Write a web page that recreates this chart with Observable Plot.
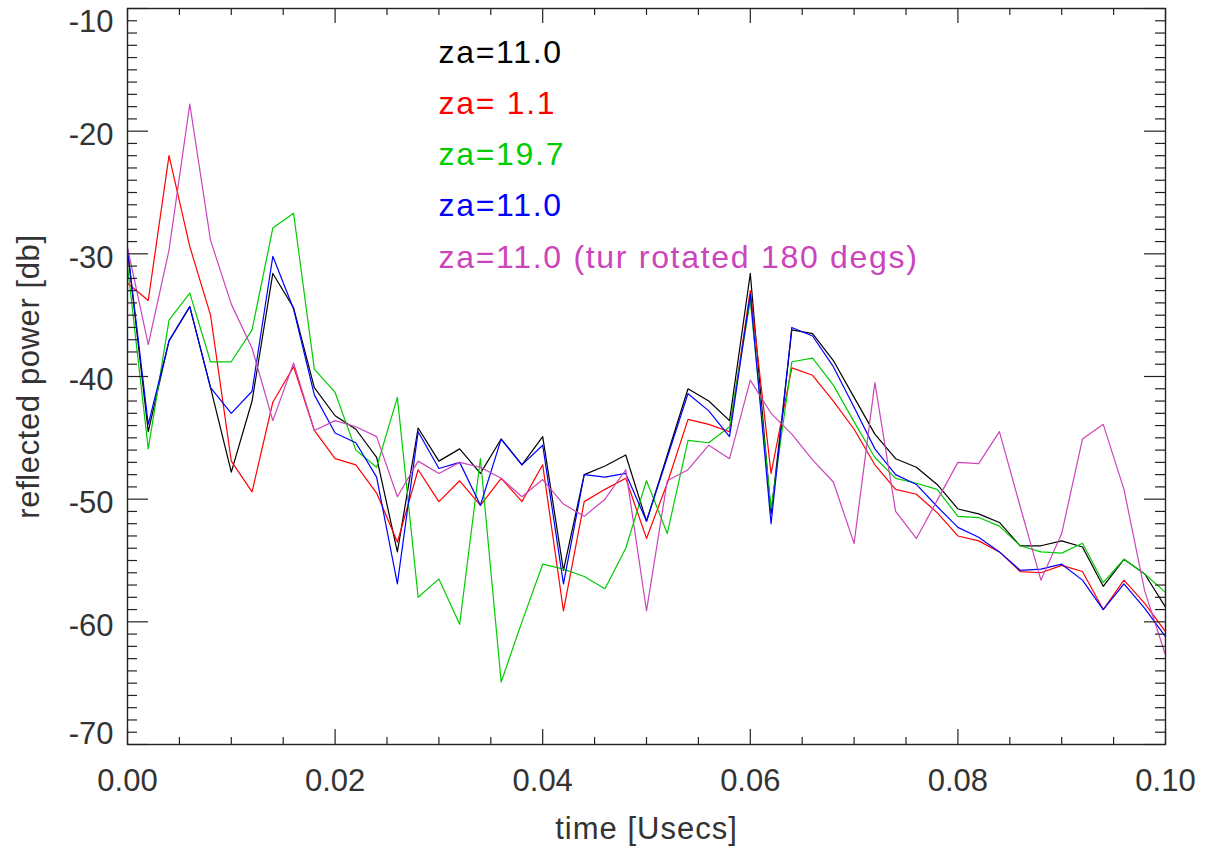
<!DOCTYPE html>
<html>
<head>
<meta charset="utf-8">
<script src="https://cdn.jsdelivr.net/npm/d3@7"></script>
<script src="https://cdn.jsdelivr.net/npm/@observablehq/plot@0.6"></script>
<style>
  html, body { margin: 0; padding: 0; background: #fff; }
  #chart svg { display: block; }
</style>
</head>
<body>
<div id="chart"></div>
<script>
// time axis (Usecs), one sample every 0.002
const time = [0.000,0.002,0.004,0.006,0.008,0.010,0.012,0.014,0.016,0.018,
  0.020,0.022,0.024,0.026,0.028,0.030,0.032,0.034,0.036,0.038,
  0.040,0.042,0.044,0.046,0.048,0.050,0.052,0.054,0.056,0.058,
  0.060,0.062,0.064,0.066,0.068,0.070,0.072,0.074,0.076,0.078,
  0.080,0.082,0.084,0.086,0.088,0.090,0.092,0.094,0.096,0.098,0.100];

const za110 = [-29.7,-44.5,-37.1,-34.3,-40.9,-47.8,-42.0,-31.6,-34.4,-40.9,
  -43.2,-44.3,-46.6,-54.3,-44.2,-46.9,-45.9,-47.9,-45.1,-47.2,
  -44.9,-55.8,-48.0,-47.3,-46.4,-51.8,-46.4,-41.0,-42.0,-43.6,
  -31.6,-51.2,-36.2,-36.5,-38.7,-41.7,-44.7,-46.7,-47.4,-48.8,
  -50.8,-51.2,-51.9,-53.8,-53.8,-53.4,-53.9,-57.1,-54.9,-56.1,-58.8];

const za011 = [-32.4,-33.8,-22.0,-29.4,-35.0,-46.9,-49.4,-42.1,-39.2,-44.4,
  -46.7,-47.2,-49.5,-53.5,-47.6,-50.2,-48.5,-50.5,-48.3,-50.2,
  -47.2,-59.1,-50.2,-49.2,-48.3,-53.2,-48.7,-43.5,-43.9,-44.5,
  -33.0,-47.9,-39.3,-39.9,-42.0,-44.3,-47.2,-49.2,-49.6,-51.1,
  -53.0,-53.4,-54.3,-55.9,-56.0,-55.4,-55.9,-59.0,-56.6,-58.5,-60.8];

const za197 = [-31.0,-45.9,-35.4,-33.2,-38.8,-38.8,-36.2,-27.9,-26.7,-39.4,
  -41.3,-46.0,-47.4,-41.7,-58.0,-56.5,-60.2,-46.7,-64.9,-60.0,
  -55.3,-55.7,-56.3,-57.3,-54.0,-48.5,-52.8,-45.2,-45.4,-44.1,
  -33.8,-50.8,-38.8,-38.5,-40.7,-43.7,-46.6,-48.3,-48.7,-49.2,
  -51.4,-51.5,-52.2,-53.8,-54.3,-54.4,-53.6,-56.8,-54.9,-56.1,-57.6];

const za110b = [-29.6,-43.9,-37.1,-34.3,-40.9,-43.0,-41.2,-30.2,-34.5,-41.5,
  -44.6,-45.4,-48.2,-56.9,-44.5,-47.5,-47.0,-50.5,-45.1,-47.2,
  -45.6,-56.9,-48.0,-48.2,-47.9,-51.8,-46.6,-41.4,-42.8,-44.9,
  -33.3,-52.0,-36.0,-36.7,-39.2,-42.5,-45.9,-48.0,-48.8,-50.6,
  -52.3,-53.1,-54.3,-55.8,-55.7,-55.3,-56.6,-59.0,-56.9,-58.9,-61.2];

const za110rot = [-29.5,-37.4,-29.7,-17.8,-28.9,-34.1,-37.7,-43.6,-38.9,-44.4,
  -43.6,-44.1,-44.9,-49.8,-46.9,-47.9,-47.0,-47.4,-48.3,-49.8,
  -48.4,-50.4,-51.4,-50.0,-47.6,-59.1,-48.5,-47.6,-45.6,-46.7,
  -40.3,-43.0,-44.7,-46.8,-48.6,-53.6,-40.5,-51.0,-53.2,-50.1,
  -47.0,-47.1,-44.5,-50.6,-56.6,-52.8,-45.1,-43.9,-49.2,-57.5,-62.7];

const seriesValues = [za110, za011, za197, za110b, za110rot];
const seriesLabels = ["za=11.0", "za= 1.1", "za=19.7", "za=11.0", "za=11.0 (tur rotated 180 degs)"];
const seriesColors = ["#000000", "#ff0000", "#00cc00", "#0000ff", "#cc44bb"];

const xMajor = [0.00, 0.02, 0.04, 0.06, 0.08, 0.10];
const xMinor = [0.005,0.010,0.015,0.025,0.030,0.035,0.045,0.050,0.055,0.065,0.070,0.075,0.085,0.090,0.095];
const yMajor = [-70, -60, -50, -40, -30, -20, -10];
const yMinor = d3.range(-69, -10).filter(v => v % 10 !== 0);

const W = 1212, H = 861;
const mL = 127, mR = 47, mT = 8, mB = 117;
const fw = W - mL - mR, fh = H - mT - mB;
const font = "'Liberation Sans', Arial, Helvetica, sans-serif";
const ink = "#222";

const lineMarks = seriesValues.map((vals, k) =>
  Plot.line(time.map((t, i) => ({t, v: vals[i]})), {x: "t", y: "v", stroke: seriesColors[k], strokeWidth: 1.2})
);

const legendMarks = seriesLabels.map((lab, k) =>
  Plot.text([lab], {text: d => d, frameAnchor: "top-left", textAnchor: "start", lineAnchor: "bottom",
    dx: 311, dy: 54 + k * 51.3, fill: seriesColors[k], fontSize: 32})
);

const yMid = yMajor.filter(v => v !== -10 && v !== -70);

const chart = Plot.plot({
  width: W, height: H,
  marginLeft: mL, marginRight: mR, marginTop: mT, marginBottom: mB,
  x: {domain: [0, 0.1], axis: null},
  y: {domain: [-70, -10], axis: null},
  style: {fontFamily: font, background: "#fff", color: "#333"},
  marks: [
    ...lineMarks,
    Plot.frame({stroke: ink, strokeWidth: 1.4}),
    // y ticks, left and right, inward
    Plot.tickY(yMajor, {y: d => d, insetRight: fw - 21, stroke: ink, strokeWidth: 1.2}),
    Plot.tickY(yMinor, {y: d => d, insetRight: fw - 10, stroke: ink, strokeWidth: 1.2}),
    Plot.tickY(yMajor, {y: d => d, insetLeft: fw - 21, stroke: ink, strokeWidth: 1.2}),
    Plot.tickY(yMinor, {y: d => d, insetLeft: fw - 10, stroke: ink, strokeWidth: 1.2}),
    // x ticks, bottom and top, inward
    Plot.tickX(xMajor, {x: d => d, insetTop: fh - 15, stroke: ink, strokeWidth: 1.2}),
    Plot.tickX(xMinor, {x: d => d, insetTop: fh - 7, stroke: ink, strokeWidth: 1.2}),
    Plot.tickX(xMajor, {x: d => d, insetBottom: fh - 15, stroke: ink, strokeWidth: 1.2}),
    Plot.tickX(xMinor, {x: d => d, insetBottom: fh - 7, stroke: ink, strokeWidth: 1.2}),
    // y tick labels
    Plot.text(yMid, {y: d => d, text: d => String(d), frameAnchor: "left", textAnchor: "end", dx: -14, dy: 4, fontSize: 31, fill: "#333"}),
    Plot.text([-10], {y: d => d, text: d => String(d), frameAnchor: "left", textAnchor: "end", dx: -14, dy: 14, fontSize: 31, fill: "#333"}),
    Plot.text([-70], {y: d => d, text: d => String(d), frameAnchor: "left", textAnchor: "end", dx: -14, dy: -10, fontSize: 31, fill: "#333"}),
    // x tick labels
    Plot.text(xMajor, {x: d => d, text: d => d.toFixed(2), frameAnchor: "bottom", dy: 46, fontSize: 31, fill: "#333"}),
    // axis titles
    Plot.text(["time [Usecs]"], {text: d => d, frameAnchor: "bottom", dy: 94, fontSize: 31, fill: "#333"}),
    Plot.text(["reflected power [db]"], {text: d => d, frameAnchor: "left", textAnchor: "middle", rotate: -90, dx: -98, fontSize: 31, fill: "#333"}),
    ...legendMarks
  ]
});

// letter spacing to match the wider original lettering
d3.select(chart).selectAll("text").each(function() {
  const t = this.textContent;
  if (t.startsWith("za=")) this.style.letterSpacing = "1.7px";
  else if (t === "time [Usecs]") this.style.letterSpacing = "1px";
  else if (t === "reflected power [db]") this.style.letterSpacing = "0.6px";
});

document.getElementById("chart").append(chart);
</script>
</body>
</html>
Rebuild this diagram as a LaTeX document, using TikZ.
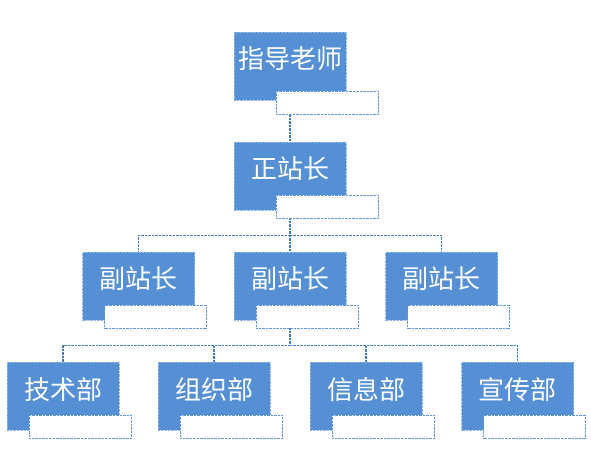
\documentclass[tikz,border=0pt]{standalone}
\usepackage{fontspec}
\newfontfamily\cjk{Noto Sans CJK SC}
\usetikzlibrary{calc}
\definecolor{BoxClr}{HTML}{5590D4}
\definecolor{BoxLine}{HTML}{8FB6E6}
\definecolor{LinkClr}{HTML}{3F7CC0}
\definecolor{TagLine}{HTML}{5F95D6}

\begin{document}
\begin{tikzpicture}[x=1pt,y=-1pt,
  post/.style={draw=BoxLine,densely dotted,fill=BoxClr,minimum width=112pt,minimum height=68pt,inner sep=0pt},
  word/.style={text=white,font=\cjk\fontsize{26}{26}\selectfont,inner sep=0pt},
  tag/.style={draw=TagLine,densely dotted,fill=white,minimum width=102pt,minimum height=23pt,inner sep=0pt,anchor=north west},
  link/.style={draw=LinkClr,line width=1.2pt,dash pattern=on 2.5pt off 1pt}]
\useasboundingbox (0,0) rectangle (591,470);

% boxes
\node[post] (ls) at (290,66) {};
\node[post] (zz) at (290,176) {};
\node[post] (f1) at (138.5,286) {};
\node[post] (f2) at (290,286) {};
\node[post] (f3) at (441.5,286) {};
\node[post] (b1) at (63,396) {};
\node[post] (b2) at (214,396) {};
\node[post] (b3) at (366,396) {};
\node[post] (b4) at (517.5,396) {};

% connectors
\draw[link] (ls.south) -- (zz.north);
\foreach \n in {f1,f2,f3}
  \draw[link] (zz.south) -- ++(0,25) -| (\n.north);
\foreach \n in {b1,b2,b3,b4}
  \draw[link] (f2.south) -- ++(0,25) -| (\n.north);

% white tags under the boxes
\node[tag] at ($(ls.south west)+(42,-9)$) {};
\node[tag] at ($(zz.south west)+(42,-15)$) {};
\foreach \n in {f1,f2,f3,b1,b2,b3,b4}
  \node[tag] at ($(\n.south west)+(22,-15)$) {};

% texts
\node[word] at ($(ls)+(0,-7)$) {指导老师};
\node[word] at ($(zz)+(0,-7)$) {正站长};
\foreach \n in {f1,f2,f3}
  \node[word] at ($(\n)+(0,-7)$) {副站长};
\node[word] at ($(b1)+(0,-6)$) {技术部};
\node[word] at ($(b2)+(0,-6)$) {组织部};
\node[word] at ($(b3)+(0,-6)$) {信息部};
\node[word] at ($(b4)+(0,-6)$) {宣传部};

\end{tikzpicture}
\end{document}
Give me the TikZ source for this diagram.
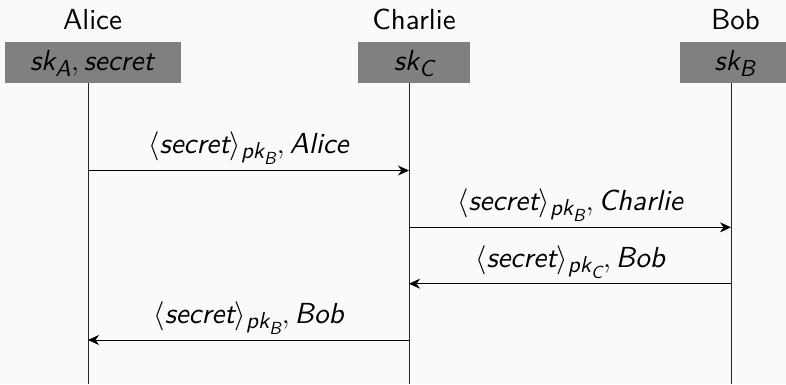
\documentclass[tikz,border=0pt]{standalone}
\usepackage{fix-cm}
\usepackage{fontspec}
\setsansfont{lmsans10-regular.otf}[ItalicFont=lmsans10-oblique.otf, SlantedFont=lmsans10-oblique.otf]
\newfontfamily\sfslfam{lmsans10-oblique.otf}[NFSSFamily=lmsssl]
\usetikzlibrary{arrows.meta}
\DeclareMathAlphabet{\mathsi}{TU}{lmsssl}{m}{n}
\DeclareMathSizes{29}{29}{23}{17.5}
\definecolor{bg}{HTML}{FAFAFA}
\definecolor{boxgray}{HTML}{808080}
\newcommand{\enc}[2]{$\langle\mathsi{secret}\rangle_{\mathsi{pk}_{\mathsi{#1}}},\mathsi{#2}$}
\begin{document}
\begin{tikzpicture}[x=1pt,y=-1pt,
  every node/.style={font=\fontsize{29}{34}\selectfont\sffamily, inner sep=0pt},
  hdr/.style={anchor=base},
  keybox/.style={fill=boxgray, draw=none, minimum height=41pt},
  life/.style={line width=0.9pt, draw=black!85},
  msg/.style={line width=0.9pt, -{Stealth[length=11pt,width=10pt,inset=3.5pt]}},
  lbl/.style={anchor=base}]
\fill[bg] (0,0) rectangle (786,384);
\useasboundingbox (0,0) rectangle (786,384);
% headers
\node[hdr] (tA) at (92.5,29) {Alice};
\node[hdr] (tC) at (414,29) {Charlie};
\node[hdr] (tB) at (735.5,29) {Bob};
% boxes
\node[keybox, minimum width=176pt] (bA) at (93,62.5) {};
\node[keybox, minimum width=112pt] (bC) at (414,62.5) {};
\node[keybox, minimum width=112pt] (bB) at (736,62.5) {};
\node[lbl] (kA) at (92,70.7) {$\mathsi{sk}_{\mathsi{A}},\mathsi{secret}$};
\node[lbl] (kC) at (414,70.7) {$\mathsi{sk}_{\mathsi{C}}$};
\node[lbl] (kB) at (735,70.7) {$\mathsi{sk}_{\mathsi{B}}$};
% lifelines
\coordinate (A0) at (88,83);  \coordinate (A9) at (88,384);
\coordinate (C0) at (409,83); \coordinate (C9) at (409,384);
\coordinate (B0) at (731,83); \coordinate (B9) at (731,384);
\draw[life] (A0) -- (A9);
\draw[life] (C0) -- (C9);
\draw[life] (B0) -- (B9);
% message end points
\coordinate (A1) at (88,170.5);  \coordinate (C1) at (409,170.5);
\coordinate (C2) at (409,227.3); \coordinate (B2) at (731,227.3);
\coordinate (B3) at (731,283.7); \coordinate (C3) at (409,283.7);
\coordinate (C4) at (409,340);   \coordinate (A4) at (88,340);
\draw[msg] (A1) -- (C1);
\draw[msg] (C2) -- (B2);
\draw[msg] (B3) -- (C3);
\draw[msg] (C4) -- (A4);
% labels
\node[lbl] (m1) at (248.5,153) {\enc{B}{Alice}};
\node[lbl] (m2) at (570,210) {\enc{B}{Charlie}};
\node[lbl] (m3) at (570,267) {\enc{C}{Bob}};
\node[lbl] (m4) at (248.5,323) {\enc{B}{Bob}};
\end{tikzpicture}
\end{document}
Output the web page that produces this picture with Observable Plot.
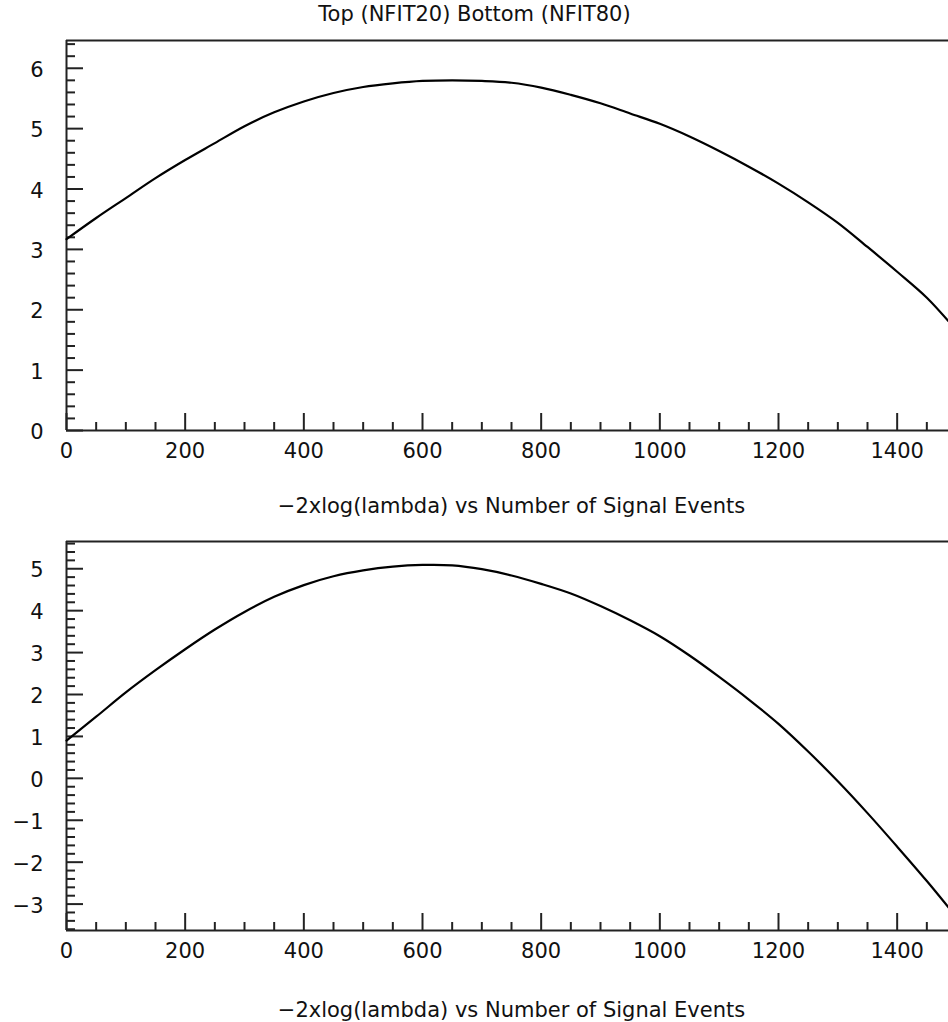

■ **OBJECTIVE**: Exactly reproduce the lines from the line holding "Rebuild this diagram" through the line holding "(0,0) rectangle (591,470);", and only those; pictures are to be left out.

■ **FULL OUTPUT**:
Rebuild this diagram as a LaTeX document, using TikZ.
\documentclass[tikz,border=0pt]{standalone}
\usepackage{fontspec}
\newfontfamily\cjk{Noto Sans CJK SC}
\usetikzlibrary{calc}
\definecolor{BoxClr}{HTML}{5590D4}
\definecolor{BoxLine}{HTML}{8FB6E6}
\definecolor{LinkClr}{HTML}{3F7CC0}
\definecolor{TagLine}{HTML}{5F95D6}

\begin{document}
\begin{tikzpicture}[x=1pt,y=-1pt,
  post/.style={draw=BoxLine,densely dotted,fill=BoxClr,minimum width=112pt,minimum height=68pt,inner sep=0pt},
  word/.style={text=white,font=\cjk\fontsize{26}{26}\selectfont,inner sep=0pt},
  tag/.style={draw=TagLine,densely dotted,fill=white,minimum width=102pt,minimum height=23pt,inner sep=0pt,anchor=north west},
  link/.style={draw=LinkClr,line width=1.2pt,dash pattern=on 2.5pt off 1pt}]
\useasboundingbox (0,0) rectangle (591,470);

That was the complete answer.